Update 3 months later:

Dan from Greenwheels did warn me that I would feel different muscles working harder as a result of my changed position after the bike fit. This was definitely true! The first time I rode uphill in my new position, the slightly lower saddle made my quads and glutes work harder so they were burning and I was out of breath!

I almost cracked and reset the seat post, but then I remembered Dan's advice on being biomechanically efficient while riding.

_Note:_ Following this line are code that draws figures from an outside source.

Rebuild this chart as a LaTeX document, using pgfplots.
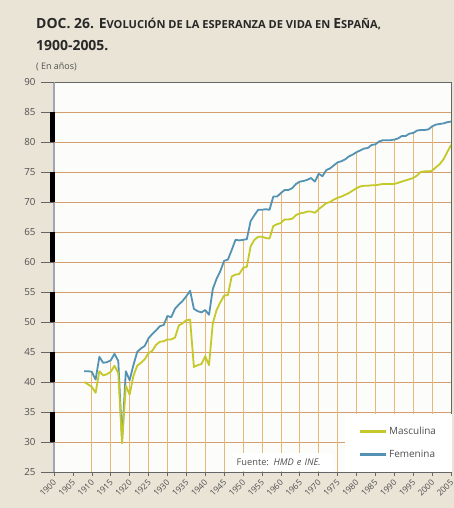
\documentclass[border=0pt]{standalone}
\usepackage{fontspec}
\setmainfont{Open Sans}
\usepackage{pgfplots}
\pgfplotsset{compat=1.18}
\usepackage{pgfplotstable}
\definecolor{bg}{RGB}{234,228,215}
\definecolor{plotbg}{RGB}{252,252,250}
\definecolor{masc}{RGB}{196,200,40}
\definecolor{fem}{RGB}{84,146,180}
\definecolor{hgrid}{RGB}{212,158,112}
\definecolor{vgrid}{RGB}{230,186,118}
\definecolor{txt}{RGB}{80,80,80}
\definecolor{ttl}{RGB}{40,40,40}
\definecolor{lax}{RGB}{160,166,180}

\pgfplotstableread{
year masc fem
1908 40.0 41.8
1909 39.6 41.8
1910 39.2 41.7
1911 38.2 40.4
1912 41.8 44.2
1913 41.1 43.2
1914 41.3 43.3
1915 41.7 43.6
1916 42.7 44.7
1917 41.5 43.5
1918 29.8 30.4
1919 39.4 41.8
1920 37.9 40.3
1921 41.0 42.8
1922 42.7 45.0
1923 43.2 45.6
1924 43.8 46.0
1925 44.8 47.3
1926 45.2 48.0
1927 46.2 48.6
1928 46.7 49.3
1929 46.8 49.5
1930 47.1 51.0
1931 47.1 50.8
1932 47.4 52.2
1933 49.4 52.9
1934 49.8 53.5
1935 50.3 54.3
1936 50.4 55.2
1937 42.5 52.2
1938 42.8 51.8
1939 43.0 51.6
1940 44.3 52.0
1941 42.8 51.2
1942 49.8 55.5
1943 52.0 57.2
1944 53.3 58.5
1945 54.4 60.2
1946 54.5 60.4
1947 57.6 62.0
1948 57.9 63.7
1949 58.0 63.6
1950 59.0 63.7
1951 59.2 63.8
1952 62.6 66.8
1953 63.7 67.8
1954 64.2 68.7
1955 64.2 68.7
1956 64.0 68.8
1957 63.9 68.7
1958 66.0 70.9
1959 66.3 70.9
1960 66.5 71.5
1961 67.1 72.0
1962 67.1 72.0
1963 67.2 72.3
1964 67.8 73.0
1965 68.1 73.4
1966 68.2 73.5
1967 68.4 73.7
1968 68.4 74.0
1969 68.2 73.4
1970 68.8 74.7
1971 69.3 74.3
1972 69.8 75.3
1973 70.0 75.6
1974 70.4 76.1
1975 70.7 76.6
1976 70.9 76.8
1977 71.2 77.1
1978 71.5 77.6
1979 71.9 77.9
1980 72.3 78.3
1981 72.6 78.6
1982 72.7 78.9
1983 72.7 79.0
1984 72.8 79.5
1985 72.8 79.6
1986 72.9 80.1
1987 73.0 80.3
1988 73.0 80.3
1989 73.0 80.3
1990 73.0 80.4
1991 73.2 80.6
1992 73.4 81.0
1993 73.6 81.0
1994 73.8 81.4
1995 74.0 81.5
1996 74.4 81.9
1997 75.0 82.0
1998 75.1 82.0
1999 75.1 82.1
2000 75.2 82.6
2001 75.8 82.9
2002 76.3 83.0
2003 77.1 83.1
2004 78.3 83.3
2005 79.5 83.4
}\data

\begin{document}
\begin{tikzpicture}
\fill[bg] (0bp,0bp) rectangle (454bp,508bp);
\path[use as bounding box] (0bp,0bp) rectangle (454bp,508bp);
\node[anchor=base west, inner sep=0pt, text=ttl, font=\bfseries] at (36bp,479bp)
  {\fontsize{14}{16}\selectfont DOC. 26. E\fontsize{11.1}{13}\selectfont VOLUCIÓN DE LA ESPERANZA DE VIDA EN \fontsize{14}{16}\selectfont E\fontsize{11.1}{13}\selectfont SPAÑA,};
\node[anchor=base west, inner sep=0pt, text=ttl, font=\bfseries\fontsize{14}{16}\selectfont] at (36bp,457bp) {1900-2005.};
\node[anchor=base west, inner sep=0pt, text=txt, font=\fontsize{9}{10}\selectfont] at (36bp,438bp) {( En años)};
\begin{axis}[
  at={(54bp,36bp)}, anchor=south west,
  scale only axis, width=397bp, height=390bp,
  xmin=1900, xmax=2005, ymin=25, ymax=90,
  xtick={1900,1905,...,2005}, ytick={25,30,...,90},
  axis background/.style={fill=plotbg},
  clip mode=individual,
  ymajorgrids, grid style={hgrid, line width=0.7pt},
  axis line style={draw=black!60, line width=0.7pt},
  tick align=outside, xtick pos=left, ytick pos=left,
  major tick style={black!60, line width=0.6pt},
  major tick length=4bp,
  /pgf/number format/1000 sep={},
  /pgf/number format/assume math mode=true,
  xticklabel style={rotate=45, anchor=north east, font=\fontsize{8.4}{10}\selectfont, text=txt, inner sep=0.5pt, xshift=-2.5bp, yshift=-0.5bp},
  yticklabel style={font=\fontsize{9.8}{11}\selectfont, text=txt, xshift=-11bp},
  legend style={at={(1.003,0)}, anchor=south east, draw=none, fill=white,
    font=\fontsize{10}{12}\selectfont, text=txt, inner xsep=14bp, inner ysep=11bp, row sep=10bp},
  legend cell align=left,
  reverse legend,
  legend image code/.code={\draw[#1, line width=2.2bp] (0bp,0bp) -- (26bp,0bp);},
]
\addplot[ycomb, vgrid, line width=0.7pt, forget plot] coordinates {
(1910,41.7) (1915,43.6) (1920,40.3) (1925,47.3) (1930,51.0) (1935,54.3)
(1940,52.0) (1945,60.2) (1950,63.7) (1955,68.7) (1960,71.5) (1965,73.4)
(1970,74.7) (1975,76.6) (1980,78.3) (1985,79.6) (1990,80.4) (1995,81.5) (2000,82.6)};
\addplot[fem, line width=1.8pt, line join=round] table[x=year, y=fem] {\data};
\addlegendentry{Femenina}
\addplot[masc, line width=1.8pt, line join=round] table[x=year, y=masc] {\data};
\addlegendentry{Masculina}
\draw[line width=1.4pt, lax] (axis cs:1900,25) -- (axis cs:1900,90);
\draw[black!60, line width=0.6pt] ([xshift=-13bp]axis cs:1900,25) -- (axis cs:1900,25);
\draw[black!60, line width=0.6pt] ([xshift=-13bp]axis cs:1900,30) -- (axis cs:1900,30);
\draw[black!60, line width=0.6pt] ([xshift=-13bp]axis cs:1900,35) -- (axis cs:1900,35);
\draw[black!60, line width=0.6pt] ([xshift=-13bp]axis cs:1900,40) -- (axis cs:1900,40);
\draw[black!60, line width=0.6pt] ([xshift=-13bp]axis cs:1900,45) -- (axis cs:1900,45);
\draw[black!60, line width=0.6pt] ([xshift=-13bp]axis cs:1900,50) -- (axis cs:1900,50);
\draw[black!60, line width=0.6pt] ([xshift=-13bp]axis cs:1900,55) -- (axis cs:1900,55);
\draw[black!60, line width=0.6pt] ([xshift=-13bp]axis cs:1900,60) -- (axis cs:1900,60);
\draw[black!60, line width=0.6pt] ([xshift=-13bp]axis cs:1900,65) -- (axis cs:1900,65);
\draw[black!60, line width=0.6pt] ([xshift=-13bp]axis cs:1900,70) -- (axis cs:1900,70);
\draw[black!60, line width=0.6pt] ([xshift=-13bp]axis cs:1900,75) -- (axis cs:1900,75);
\draw[black!60, line width=0.6pt] ([xshift=-13bp]axis cs:1900,80) -- (axis cs:1900,80);
\draw[black!60, line width=0.6pt] ([xshift=-13bp]axis cs:1900,85) -- (axis cs:1900,85);
\draw[black!60, line width=0.6pt] ([xshift=-13bp]axis cs:1900,90) -- (axis cs:1900,90);
\draw[black, line width=4.5bp] ([xshift=-1.5bp]axis cs:1900,30) -- ([xshift=-1.5bp]axis cs:1900,35);
\draw[black, line width=4.5bp] ([xshift=-1.5bp]axis cs:1900,40) -- ([xshift=-1.5bp]axis cs:1900,45);
\draw[black, line width=4.5bp] ([xshift=-1.5bp]axis cs:1900,50) -- ([xshift=-1.5bp]axis cs:1900,55);
\draw[black, line width=4.5bp] ([xshift=-1.5bp]axis cs:1900,60) -- ([xshift=-1.5bp]axis cs:1900,65);
\draw[black, line width=4.5bp] ([xshift=-1.5bp]axis cs:1900,70) -- ([xshift=-1.5bp]axis cs:1900,75);
\draw[black, line width=4.5bp] ([xshift=-1.5bp]axis cs:1900,80) -- ([xshift=-1.5bp]axis cs:1900,85);
\node[anchor=south west, fill=white, inner xsep=4bp, inner ysep=3bp, minimum height=18bp, text width=92bp,
  font=\fontsize{9.3}{10}\selectfont, text=txt] at (axis cs:1947.2,25.15) {Fuente: \textit{HMD e INE.}};
\end{axis}
\end{tikzpicture}
\end{document}
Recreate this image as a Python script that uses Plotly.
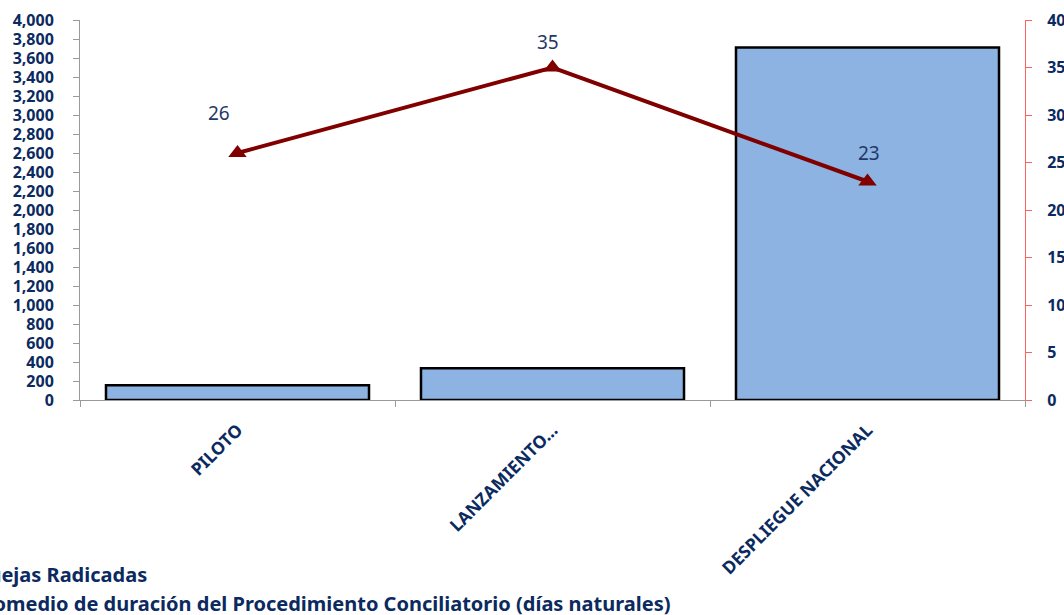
import plotly.graph_objects as go

categories = ["PILOTO", "LANZAMIENTO...", "DESPLIEGUE NACIONAL"]
quejas = [155, 335, 3710]
promedio = [26, 35, 23]
series_names = ["Quejas Radicadas",
                "Promedio de duración del Procedimiento Conciliatorio (días naturales)"]

NAVY = "#0B2A60"
FONT = "Noto Sans"

fig = go.Figure()
fig.add_trace(go.Bar(
    x=categories, y=quejas, name=series_names[0],
    marker=dict(color="#8DB3E2", line=dict(color="#000000", width=2.5)),
    yaxis="y", xaxis="x",
))
fig.add_trace(go.Scatter(
    x=categories, y=promedio, name=series_names[1], mode="lines+markers",
    line=dict(color="#800000", width=4),
    marker=dict(symbol="triangle-up", size=16, color="#800000"),
    yaxis="y2", xaxis="x",
))

# data labels for the line series
label_dx = [-19, -5, 1]
label_dy = [40, 26, 29]
for c, v, dx, dy in zip(categories, promedio, label_dx, label_dy):
    fig.add_annotation(x=c, y=v, xref="x", yref="y2", text=str(v), showarrow=False,
                       xshift=dx, yshift=dy,
                       font=dict(family=FONT, size=19, color="#1F3864"))

tickfont = dict(family=FONT, size=16, color=NAVY, weight="bold")

fig.update_layout(
    width=1064, height=615,
    margin=dict(l=80, r=39, t=20, b=215, autoexpand=False),
    paper_bgcolor="white", plot_bgcolor="white",
    bargap=0.165,
    showlegend=True,
    legend=dict(x=-0.156, xanchor="left", y=-0.408, yanchor="top",
                font=dict(family=FONT, size=20, color=NAVY, weight="bold"),
                bgcolor="rgba(0,0,0,0)", tracegroupgap=0, itemwidth=30),
    xaxis=dict(type="category", showgrid=False, showline=True, linecolor="#9A9A9A",
               linewidth=1, ticks="outside", ticklen=6, tickcolor="#9A9A9A",
               tickson="boundaries", tickangle=-45,
               tickfont=dict(family=FONT, size=17.5, color=NAVY, weight="bold"),
               ticklabelstandoff=12, automargin=False, zeroline=False),
    xaxis3=dict(overlaying="x", range=[-0.5, 2.5], tickmode="array", tickvals=[0.5, 1.5],
                ticks="inside", ticklen=6, tickcolor="#9A9A9A", showticklabels=False,
                showgrid=False, showline=False, zeroline=False, anchor="y"),
    yaxis=dict(range=[0, 4000], dtick=200, tickformat=",", showgrid=False, showline=True,
               linecolor="#9A9A9A", linewidth=1, ticks="outside", ticklen=6, tickcolor="#9A9A9A",
               tickfont=tickfont, ticklabelstandoff=16, automargin=False, zeroline=False),
    yaxis3=dict(overlaying="y", range=[0, 4000], dtick=200, ticks="inside", ticklen=6,
                tickcolor="#9A9A9A", showticklabels=False, showgrid=False, showline=False,
                zeroline=False, anchor="x"),
    yaxis2=dict(overlaying="y", side="right", range=[0, 40], dtick=5, showgrid=False,
                showline=True, linecolor="#FF6060", linewidth=1, ticks="outside", ticklen=6,
                tickcolor="#FF6060", tickfont=tickfont, ticklabelstandoff=12,
                automargin=False, zeroline=False, anchor="x"),
    yaxis4=dict(overlaying="y", side="right", range=[0, 40], dtick=5, ticks="inside", ticklen=6,
                tickcolor="#FF6060", showticklabels=False, showgrid=False, showline=False,
                zeroline=False, anchor="x"),
)

fig.write_html("out.html")
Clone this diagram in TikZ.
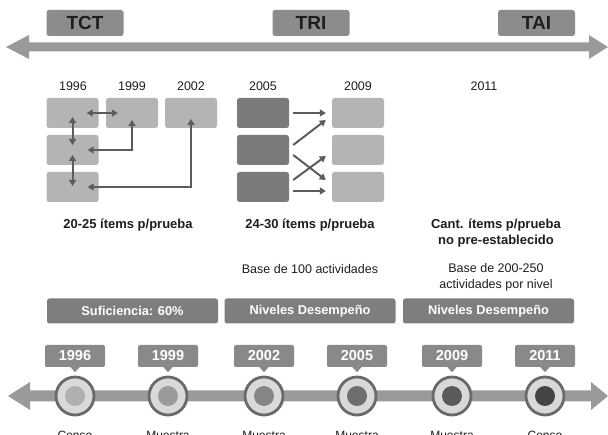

I started concentrating on getting my heels down, power through the leg straight from the pelvis, core engaged, arms soft and nose over the line of the wheel, not waggling my body from side to side. That helped immediately. I persevered over the next couple of months. My legs got stronger. I started to feel like a Chris Hoy power house on my bike as I drove my heel down straight from my hips, no wasted energy on pelvis rotation or ankle movement (from pointing the toe). The result? I knocked 5 minutes of my usual 60 min commute to work and feel very powerful. It's great!

My back did still hurt, but much less so due to the changed angle on the bike. However something still niggled so I went for three physio sessions to sort that out. For me my back pain was ultimately something physically wrong that a physio had to solve, but the bike fit certainly helped reduce the acute pain. However, the bottom line is, now my back doesn't hurt, AND I'm faster. Thanks Dan!